Rice is the staple diet of many Mauritians although it has to be imported. It is also the main feature of Creole food and along with side dishes such as bredes (a type of spinach), chutneys and pcikles is usually served with a curry, rougaille, fricassee or moulouktani. The latter, whose name has the same root as the word ‘mulliatawny’ is a curried soup made with small crabs and pieces of meat. Rougaille is made of tomatoes and onions sauteed with thyme, garlic, ginger and chilli (although the local version is made with the smaller pommmes d’amour in pleace of tomatoes), plus a meat or seafood ingredient such as sausage, salted fish, shrimps and prawns. Bredes is a bouillon made with the leaves and shoots of certain vegetables, while vindaye combines vinegar, garlic saffron and other spices in the preparation of fish and meats.
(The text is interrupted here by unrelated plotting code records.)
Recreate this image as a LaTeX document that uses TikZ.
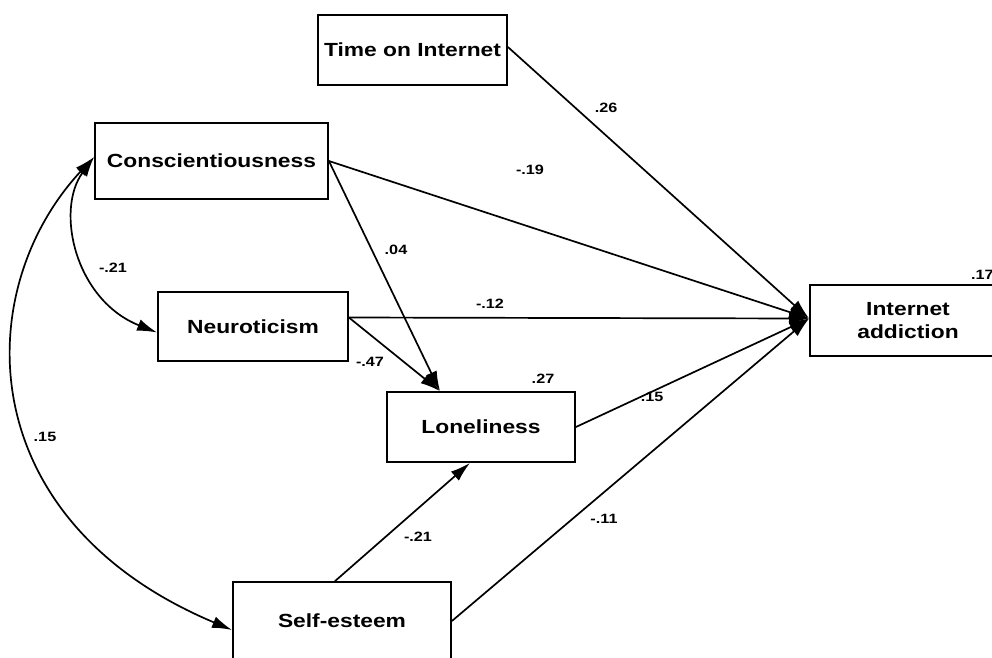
\documentclass[tikz,border=0pt]{standalone}
\usepackage{fontspec}
\newfontfamily\dfont{Liberation Sans}[FakeStretch=1.2]
\usetikzlibrary{arrows.meta}
\begin{document}
\begin{tikzpicture}[x=1pt,y=-1pt,
  box/.style={draw, line width=1.8pt, inner sep=0pt, align=center,
    font=\dfont\bfseries\fontsize{19}{23}\selectfont},
  lab/.style={inner sep=0pt, font=\dfont\bfseries\fontsize{13.5}{16}\selectfont},
  arr/.style={line width=1.7pt, -{Latex[length=20pt,width=12pt]}},
  cov/.style={line width=1.7pt, {Latex[length=20pt,width=12pt]}-{Latex[length=20pt,width=12pt]}}]
\clip (0,0) rectangle (992,657);
\fill[white] (0,0) rectangle (992,657);
% boxes
\node[box, minimum width=189pt, minimum height=70pt] (time) at (412.5,50) {Time on Internet};
\node[box, minimum width=233pt, minimum height=76pt] (cons) at (211.5,161) {Conscientiousness};
\node[box, minimum width=190pt, minimum height=69pt] (neuro) at (253,326.5) {Neuroticism};
\node[box, minimum width=188pt, minimum height=70pt] (lone) at (481,427) {Loneliness};
\node[box, minimum width=218pt, minimum height=78pt] (self) at (342,621) {Self-esteem};
\node[box, minimum width=196pt, minimum height=71pt] (ia) at (908,320.5) {Internet\\addiction};
% paths
\draw[arr] ([yshift=3pt]time.east) -- ([yshift=2pt]ia.west);
\draw[arr] (cons.east) -- ([yshift=2pt]ia.west);
\draw[arr] (cons.east) -- ([xshift=-41pt]lone.north);
\draw[arr] ([yshift=9pt]neuro.east) -- ([yshift=2pt]ia.west);
\draw[arr] ([yshift=9pt]neuro.east) -- ([xshift=-41pt]lone.north);
\draw[arr] (lone.east) -- ([yshift=2pt]ia.west);
\draw[arr] ([xshift=-7pt]self.north) -- ([xshift=-11pt]lone.south);
\draw[arr] (self.east) -- ([yshift=2pt]ia.west);
% covariances
\draw[cov] ([yshift=4pt]cons.west) .. controls (55,210) and (75,300) .. ([yshift=-6pt]neuro.west);
\draw[cov] ([yshift=4pt]cons.west) .. controls (-30,290) and (-30,520) .. ([yshift=-9pt]self.west);
% labels
\node[lab] (l1) at (606,108) {.26};
\node[lab] (l2) at (530,170) {-.19};
\node[lab] (l3) at (396,250) {.04};
\node[lab] (l4) at (113,268) {-.21};
\node[lab] (l5) at (490,304) {-.12};
\node[lab] (l6) at (370,362) {-.47};
\node[lab] (l7) at (543,379) {.27};
\node[lab] (l8) at (652,397) {.15};
\node[lab] (l9) at (45,437) {.15};
\node[lab] (l10) at (418,537) {-.21};
\node[lab] (l11) at (604,519) {-.11};
\node[lab, anchor=west] (l12) at (971,275) {.17};
\end{tikzpicture}
\end{document}
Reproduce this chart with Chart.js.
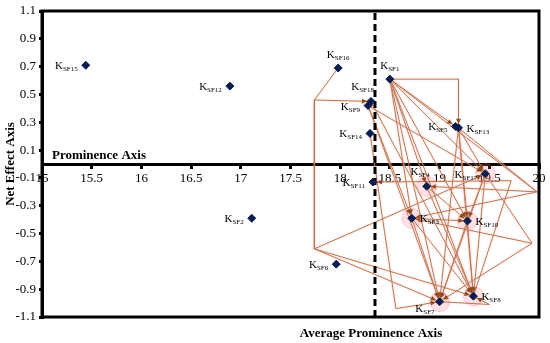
<!DOCTYPE html>
<html>
<head>
<meta charset="utf-8">
<script src="https://cdn.jsdelivr.net/npm/chart.js@4.4.1/dist/chart.umd.min.js"></script>
<style>
html,body{margin:0;padding:0;background:#fff}
#cadre{width:550px;height:343px}
</style>
</head>
<body>
<div id="cadre"><canvas id="grapheKSF"></canvas></div>
<script>
// facteurs (indices KSF) et leurs coordonnees
var noms       = ["SF1","SF2","SF3","SF4","SF5","SF6","SF7","SF8","SF9","SF10","SF11","SF12","SF13","SF14","SF15","SF16","SF17","SF18"];
var prominence = [18.50,17.11,18.72,18.87,19.16,17.96,19.00,19.34,18.28,19.28,18.33,16.89,19.19,18.30,15.44,17.98,19.46,18.31];
var effetNet   = [0.61,-0.39,-0.39,-0.16,0.27,-0.72,-0.99,-0.95,0.42,-0.41,-0.13,0.56,0.26,0.22,0.71,0.69,-0.07,0.45];

// coudes des connecteurs
var coudesNoms = ["B1","B2","B3","B4","B5","B6","B7","B8"];
var coudesX    = [17.74,17.74,19.19,19.98,19.93,19.72,18.56,19.50];
var coudesY    = [0.46,-0.61,0.61,-0.20,-0.57,-0.12,-1.04,-1.01];

// liens d'influence (origine, coudes..., cible)
var liens = [
    ["SF16","B1","SF18"],
    ["B1","B2","SF17"],
    ["B2","SF7"],
    ["B2","SF8"],
    ["SF1","B3","SF13"],
    ["SF1","SF5"],
    ["SF1","SF17"],
    ["SF1","B4"],
    ["SF1","SF10"],
    ["SF1","SF4"],
    ["SF1","SF3"],
    ["SF1","SF7"],
    ["SF1","SF8"],
    ["SF9","SF17"],
    ["SF9","SF3"],
    ["SF9","SF7"],
    ["SF18","SF8"],
    ["SF14","B7","SF7"],
    ["SF13","SF17"],
    ["SF13","SF10"],
    ["SF13","B4"],
    ["SF13","SF8"],
    ["SF13","SF7"],
    ["SF8","B6","SF11"],
    ["B4","SF4"],
    ["B4","SF3"],
    ["SF3","SF10"],
    ["SF4","SF10"],
    ["SF10","SF7"],
    ["SF10","SF8"],
    ["SF17","SF10"],
    ["SF17","B5","SF7"],
    ["SF4","SF8"],
    ["SF3","SF7"],
    ["SF3","SF8"],
    ["SF7","B8","SF8"],
    ["SF17","SF7"],
    ["SF17","SF8"],
    ["B5","SF3"]
];

var ciblesHalo = ["SF3","SF4","SF7","SF8","SF10","SF17"];
var moyenneProminence = 18.35;

var xTicks = [15,15.5,16,16.5,17,17.5,18,18.5,19,19.5,20];
var yTicks = [-1.1,-0.9,-0.7,-0.5,-0.3,-0.1,0.1,0.3,0.5,0.7,0.9,1.1];

// position des etiquettes K_SF autour du point
var positionEtiquettes = {
    SF1:"dessus", SF2:"gauche", SF3:"droite", SF4:"hautGauche", SF5:"gauche", SF6:"gauche",
    SF7:"basGauche", SF8:"droite", SF9:"gauche", SF10:"droite", SF11:"gauche", SF12:"gauche",
    SF13:"droite", SF14:"gauche", SF15:"gauche", SF16:"dessus", SF17:"gauche", SF18:"hautGauche"
};

function position(nom){
    var i = noms.indexOf(nom);
    if (i >= 0) return {x: prominence[i], y: effetNet[i]};
    var j = coudesNoms.indexOf(nom);
    return {x: coudesX[j], y: coudesY[j]};
}

var police = "'Liberation Serif', 'Times New Roman', serif";
Chart.defaults.font.family = police;
Chart.defaults.color = "#000";

var datasets = [];

// points des facteurs
datasets.push({
    label: "facteurs",
    data: noms.map(function(n, i){ return {x: prominence[i], y: effetNet[i]}; }),
    showLine: false,
    pointStyle: "rectRot",
    pointRadius: 4,
    backgroundColor: "#0b1d4f",
    borderColor: "#0b1d4f",
    borderWidth: 1,
    order: 0
});

// ligne pointillee de la prominence moyenne
datasets.push({
    label: "moyenne",
    data: [{x: moyenneProminence, y: -1.1}, {x: moyenneProminence, y: 1.1}],
    showLine: true,
    borderColor: "#000",
    borderWidth: 3,
    borderDash: [7, 4],
    pointRadius: 0,
    order: 1
});

// liens
liens.forEach(function(l){
    datasets.push({
        label: l.join("-"),
        data: l.map(position),
        showLine: true,
        fleche: l[l.length-1].indexOf("SF") === 0,
        borderColor: "#b8764c",
        borderWidth: 1,
        pointRadius: 0,
        tension: 0,
        order: 2
    });
});

// halos roses autour des cibles
datasets.push({
    label: "halo",
    data: ciblesHalo.map(position),
    showLine: false,
    pointStyle: "circle",
    pointRadius: 10,
    backgroundColor: "rgba(255,110,120,0.2)",
    borderColor: "rgba(255,110,120,0.3)",
    borderWidth: 1,
    order: 3
});

var pluginFleches = {
    id: "fleches",
    beforeDatasetDraw: function(chart, args){
        var ds = chart.data.datasets[args.index];
        if (ds.order === 2){
            chart.ctx.save();
            chart.ctx.shadowColor = "rgba(255,170,180,0.55)";
            chart.ctx.shadowBlur = 3;
        }
    },
    afterDatasetDraw: function(chart, args){
        var ds = chart.data.datasets[args.index];
        if (ds.order !== 2) return;
        var ctx = chart.ctx;
        ctx.restore();
        if (!ds.fleche) return;
        var pts = chart.getDatasetMeta(args.index).data;
        var a = pts[pts.length-2], b = pts[pts.length-1];
        var ang = Math.atan2(b.y - a.y, b.x - a.x);
        ctx.save();
        ctx.translate(b.x - Math.cos(ang)*4, b.y - Math.sin(ang)*4);
        ctx.rotate(ang);
        ctx.beginPath();
        ctx.moveTo(0, 0);
        ctx.lineTo(-5, -2.5);
        ctx.lineTo(-5, 2.5);
        ctx.closePath();
        ctx.fillStyle = "#8e4a1c";
        ctx.fill();
        ctx.restore();
    }
};

var pluginTextes = {
    id: "textes",
    afterDraw: function(chart){
        var ctx = chart.ctx;
        var ca = chart.chartArea;
        var xs = chart.scales.x, ys = chart.scales.y;
        ctx.save();
        // cadre
        ctx.strokeStyle = "#000";
        ctx.lineWidth = 3;
        ctx.strokeRect(ca.left, ca.top, ca.right - ca.left, ca.bottom - ca.top);

        // titres
        ctx.fillStyle = "#000";
        ctx.font = "bold 13px " + police;
        ctx.textBaseline = "alphabetic";
        ctx.textAlign = "left";
        ctx.fillText("Prominence Axis", xs.getPixelForValue(15.1), ys.getPixelForValue(0) - 5);
        ctx.textAlign = "center";
        ctx.fillText("Average Prominence Axis", xs.getPixelForValue(moyenneProminence) - 4, ca.bottom + 20);

        // etiquettes K_SF
        var meta = chart.getDatasetMeta(0).data;
        noms.forEach(function(n, i){
            var p = meta[i];
            ctx.font = "11px " + police;
            var wK = ctx.measureText("K").width;
            ctx.font = "7px " + police;
            var wS = ctx.measureText(n).width;
            var w = wK + wS;
            var x0, y0;
            switch (positionEtiquettes[n]){
                case "gauche":     x0 = p.x - 8 - w; y0 = p.y + 4; break;
                case "droite":     x0 = p.x + 8;     y0 = p.y + 4; break;
                case "dessus":     x0 = p.x - w/2;   y0 = p.y - 10; break;
                case "hautGauche": x0 = p.x + 3 - w; y0 = p.y - 11; break;
                case "basGauche":  x0 = p.x - 5 - w; y0 = p.y + 10; break;
            }
            ctx.textAlign = "left";
            ctx.font = "11px " + police;
            ctx.fillText("K", x0, y0);
            ctx.font = "7px " + police;
            ctx.fillText(n, x0 + wK, y0 + 2);
        });
        ctx.restore();
    }
};

var ctx = document.getElementById("grapheKSF");
var monGraphe = new Chart(ctx, {
    type: "scatter",
    data: {datasets: datasets},
    options: {
        responsive: true,
        maintainAspectRatio: false,
        animation: false,
        layout: {padding: {top: 6, right: 8, bottom: 26, left: 0}},
        plugins: {legend: {display: false}, tooltip: {enabled: false}},
        scales: {
            x: {
                type: "linear",
                min: 15, max: 20,
                position: {y: 0},
                afterBuildTicks: function(scale){ scale.ticks = xTicks.map(function(v){ return {value: v}; }); },
                ticks: {font: {size: 13}, padding: 4, maxRotation: 0, callback: function(v){ return String(v); }},
                grid: {drawOnChartArea: false, tickLength: 3, lineWidth: 3, color: "#000"},
                border: {color: "#000", width: 3}
            },
            y: {
                type: "linear",
                min: -1.1, max: 1.1,
                afterFit: function(scale){ scale.width = 42; },
                afterBuildTicks: function(scale){ scale.ticks = yTicks.map(function(v){ return {value: v}; }); },
                ticks: {font: {size: 13}, padding: 3, callback: function(v){ return v.toFixed(1); }},
                grid: {drawOnChartArea: false, tickLength: 3, lineWidth: 3, color: "#000"},
                border: {color: "#000", width: 3},
                title: {display: true, text: "Net Effect Axis", font: {size: 13, weight: "bold"}, padding: {top: 3, bottom: 0}}
            }
        }
    },
    plugins: [pluginFleches, pluginTextes]
});
</script>
</body>
</html>
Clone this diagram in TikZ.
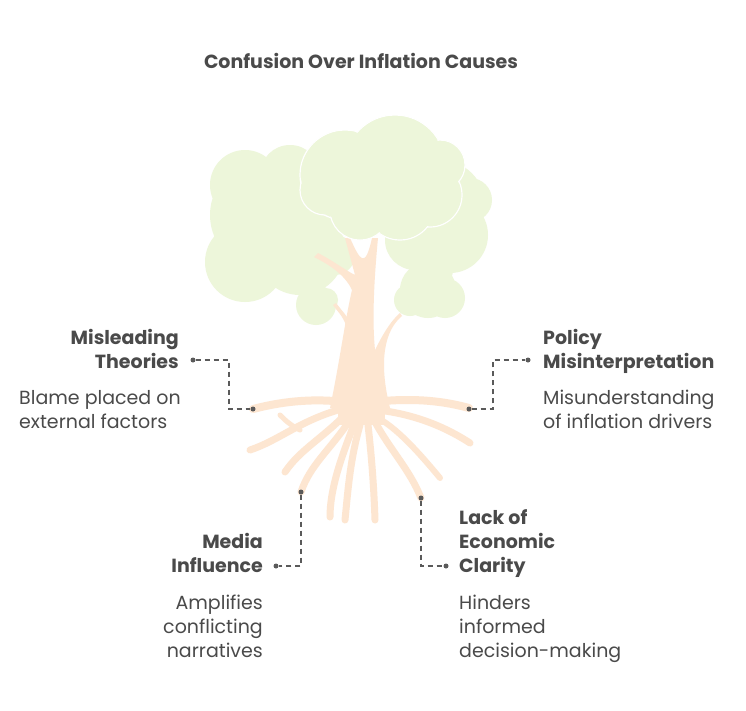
\documentclass[tikz,border=0pt]{standalone}
\usepackage{fontspec}
\setmainfont{Poppins}
\definecolor{leaf}{HTML}{EDF6DA}
\definecolor{bark}{HTML}{FDE6D1}
\definecolor{ink}{HTML}{4A4A4A}
\definecolor{con}{HTML}{5A5A5A}
\tikzset{
 head/.style={font=\fontsize{19}{24}\selectfont\bfseries, text=ink, inner sep=0pt},
 desc/.style={font=\fontsize{19}{24}\selectfont, text=ink, inner sep=0pt},
 conn/.style={con, line width=1.3pt, dash pattern=on 5pt off 4pt},
 dotc/.style={circle, fill=con, inner sep=0pt, minimum size=5pt},
 root/.style={bark, line cap=round},
 puff/.style={fill=leaf, draw=white, line width=1.2pt}
}
\begin{document}
\begin{tikzpicture}[x=1pt,y=-1pt]
\useasboundingbox (0,0) rectangle (746,710);
\fill[white] (0,0) rectangle (746,710);
\node[head, anchor=base] (title) at (361,68) {Confusion Over Inflation Causes};
% crown back
\fill[leaf] (265,215) circle (55) (245,262) circle (40) (300,250) circle (45) (245,185) circle (35)
 (290,175) circle (30) (440,205) circle (45) (450,235) circle (38) (415,240) circle (30)
 (470,200) circle (22) (335,255) circle (20);
% small puffs
\fill[leaf] (316,305) circle (20) (326,300) circle (12) (428,290) circle (28) (445,298) circle (20) (410,300) circle (16) (435,270) circle (18);
% trunk and branches
\fill[bark] (330,408) .. controls (340,360) and (345,320) .. (352,290)
 .. controls (345,275) and (330,265) .. (314,257) -- (318,253)
 .. controls (335,262) and (345,270) .. (355,275) -- (345,238) -- (350,238)
 .. controls (360,260) and (365,270) .. (372,238) -- (378,238)
 .. controls (374,280) and (372,320) .. (375,350) .. controls (385,330) and (392,320) .. (400,313)
 -- (402,316) .. controls (385,330) and (378,360) .. (390,408) -- cycle;
\fill[bark] (346,325) .. controls (342,315) and (338,312) .. (333,305) -- (336,303) .. controls (343,312) and (347,316) .. (350,322) -- cycle;
% roots
\foreach \w/\p in {
 8/{(345,402) .. controls (310,398) and (280,402) .. (253,409)},
 7/{(345,408) .. controls (300,420) and (280,440) .. (250,450)},
 5/{(300,430) .. controls (290,425) and (285,420) .. (280,415)},
 7/{(345,415) .. controls (320,440) and (300,450) .. (285,472)},
 7/{(350,420) .. controls (330,450) and (310,465) .. (301,492)},
 7/{(355,422) .. controls (340,460) and (330,490) .. (330,517)},
 7/{(360,425) .. controls (350,460) and (348,490) .. (345,520)},
 7/{(368,425) .. controls (372,460) and (374,490) .. (375,520)},
 7/{(374,420) .. controls (390,450) and (410,470) .. (421,498)},
 6/{(378,418) .. controls (400,430) and (425,460) .. (440,478)},
 7/{(378,410) .. controls (420,415) and (450,430) .. (470,443)},
 8/{(372,402) .. controls (410,398) and (440,400) .. (469,408)}}
 \draw[root, line width=\w pt] \p;
\fill[bark] (338,400) rectangle (385,425);
% crown top clump (outlined)
\foreach \c/\r in {{(345,175)}/45,{(395,165)}/50,{(430,195)}/32,{(400,205)}/35,{(360,210)}/30,{(325,190)}/25,{(440,165)}/25}
 \filldraw[puff] \c circle (\r);
\fill[leaf] (345,175) circle (44) (395,165) circle (49) (430,195) circle (31) (400,205) circle (34) (360,210) circle (29) (325,190) circle (24) (440,165) circle (24);
% Misleading Theories
\node[head, align=right, anchor=base east] (mt) at (179,368) {Misleading\\Theories};
\node[desc, align=left, anchor=base west] (mtd) at (19,428) {Blame placed on\\external factors};
\node[dotc] (mt1) at (193,360) {}; \node[dotc] (mt2) at (253,409) {};
\draw[conn] (mt1) -| (229,409) -- (mt2);
% Policy Misinterpretation
\node[head, align=left, anchor=base west] (pm) at (543,368) {Policy\\Misinterpretation};
\node[desc, align=left, anchor=base west] (pmd) at (543,428) {Misunderstanding\\of inflation drivers};
\node[dotc] (pm1) at (528,360) {}; \node[dotc] (pm2) at (469,409) {};
\draw[conn] (pm2) -| (493,360) -- (pm1);
% Media Influence
\node[head, align=right, anchor=base east] (mi) at (263,572) {Media\\Influence};
\node[desc, align=right, anchor=base east] (mid) at (263,657) {Amplifies\\conflicting\\narratives};
\node[dotc] (mi1) at (301,492) {}; \node[dotc] (mi2) at (276,566) {};
\draw[conn] (mi1) |- (mi2);
% Lack of Economic Clarity
\node[head, align=left, anchor=base west] (le) at (459,572) {Lack of\\Economic\\Clarity};
\node[desc, align=left, anchor=base west] (led) at (459,657) {Hinders\\informed\\decision-making};
\node[dotc] (le1) at (421,498) {}; \node[dotc] (le2) at (446,566) {};
\draw[conn] (le1) |- (le2);
\end{tikzpicture}
\end{document}
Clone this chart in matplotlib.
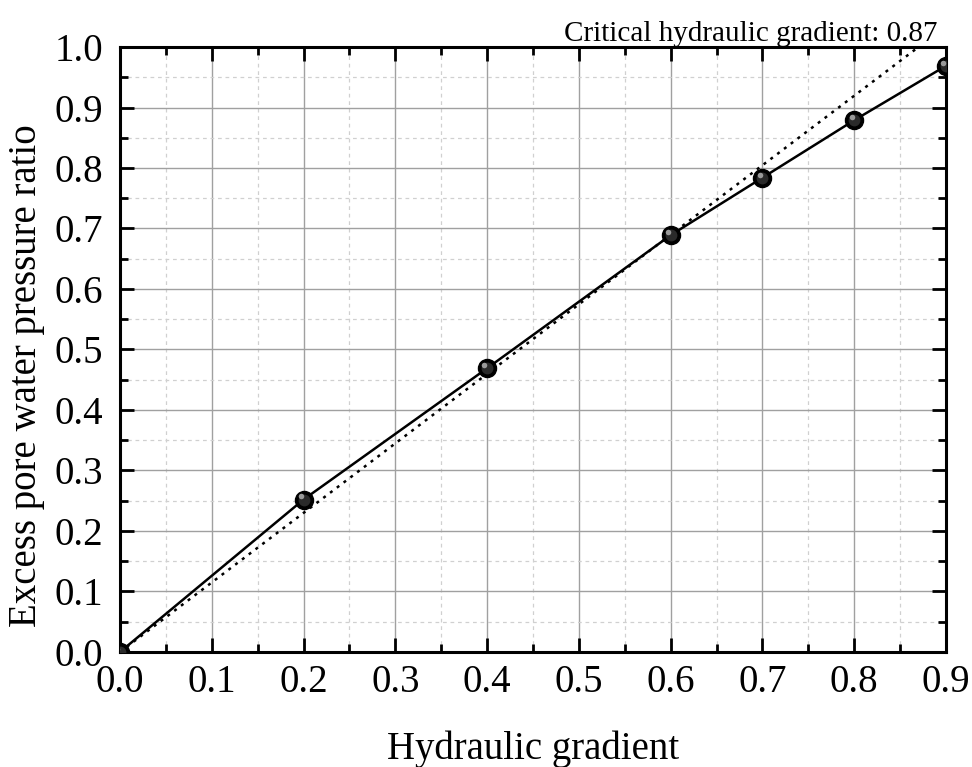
import matplotlib.pyplot as plt
from matplotlib.ticker import MultipleLocator
import numpy as np

plt.rcParams['font.family'] = ['Liberation Serif', 'DejaVu Serif']

# measured pore pressure ratio vs hydraulic gradient
gradient = [0.0, 0.2, 0.4, 0.6, 0.7, 0.8, 0.9]
ratio = [0.0, 0.252, 0.469, 0.689, 0.784, 0.879, 0.969]
i_crit = 0.87

fig = plt.figure(figsize=(9.72, 7.67), dpi=100)
ax = fig.add_axes([0.1235, 0.150, 0.8498, 0.7887])

# theoretical line reaching 1.0 at the critical gradient
ax.plot([0, i_crit], [0, 1.0], color='black', lw=1.8, ls=(0, (1.2, 2.2)), zorder=3)
ax.plot(gradient, ratio, color='black', lw=1.8, zorder=4)

# shaded ball markers
ax.plot(gradient, ratio, 'o', ms=13, color='black', mec='black', zorder=5)
ax.plot(gradient, ratio, 'o', ms=8.5, color='#2a2a2a', mec='none', zorder=6)
ax.plot(np.array(gradient) - 0.003, np.array(ratio) + 0.005, 'o', ms=4,
        color='#9a9a9a', mec='none', zorder=7)

ax.set_xlim(0, 0.9)
ax.set_ylim(0, 1.0)
ax.xaxis.set_major_locator(MultipleLocator(0.1))
ax.xaxis.set_minor_locator(MultipleLocator(0.05))
ax.yaxis.set_major_locator(MultipleLocator(0.1))
ax.yaxis.set_minor_locator(MultipleLocator(0.05))
ax.xaxis.set_major_formatter(plt.FormatStrFormatter('%.1f'))
ax.yaxis.set_major_formatter(plt.FormatStrFormatter('%.1f'))

ax.grid(which='major', color='#a0a0a0', lw=1.0, ls='-')
ax.grid(which='minor', color='#d0d0d0', lw=0.9, ls=(0, (3, 3)))
ax.set_axisbelow(True)

ax.tick_params(which='both', direction='in', top=True, right=True,
               width=2.0, labelsize=28)
ax.tick_params(axis='x', pad=9)
ax.tick_params(axis='y', pad=12)
ax.tick_params(which='major', length=10)
ax.tick_params(which='minor', length=6)
for s in ax.spines.values():
    s.set_linewidth(2.2)

ax.set_xlabel('Hydraulic gradient', fontsize=28, labelpad=21)
ax.set_ylabel('Excess pore water pressure ratio', fontsize=28, labelpad=7)
ax.yaxis.label.set_y(0.456)
ax.set_title('Critical hydraulic gradient: %.2f' % i_crit, loc='right',
             fontsize=21, pad=4, x=0.99)

fig.savefig('out.png', dpi=100)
Indian cuisine centres mainly on curries and their side dishes; birani, a delicately spiced meat dish with a yoghurt-based sauce, is another favourite. Snacks such as poppadoms, samoasa and chilli bites are often available from street stalls. Traditionally, spices in Indian dishes are crushed each day on a rock in the back yard, called a roche carri, so their full flavour is imparted to the food.

Chinese cooking traditions too remain failthful to their roots; familiar dishes such as pork fooyong and sweet and sour fish are common. The Chinese also eat sea urchins and sea cucumbers, sausage-like creatures which are often seen in the shallows.

Top of the list of local delicacies are smoked marlin, which tastes somwhat like a smoked salmon and heart of palm, which is either boiled or eaten raw in a ‘millionaire’s salad’. Venison and wild boar, along with smaller game, are offered at many restaurants and are definitely worth triying. Octopus, prawns, shrimps, oysters and crabs crown a selection of tasty local fish that have intriguing names: old red, captain, sacred dog, etc. Notable for their novelty value as much as for their refreshing flavour, carved pineapples (served lollipop-style on the fruit’s stalk) are often sold by vendors at the roadisde and on the beaches.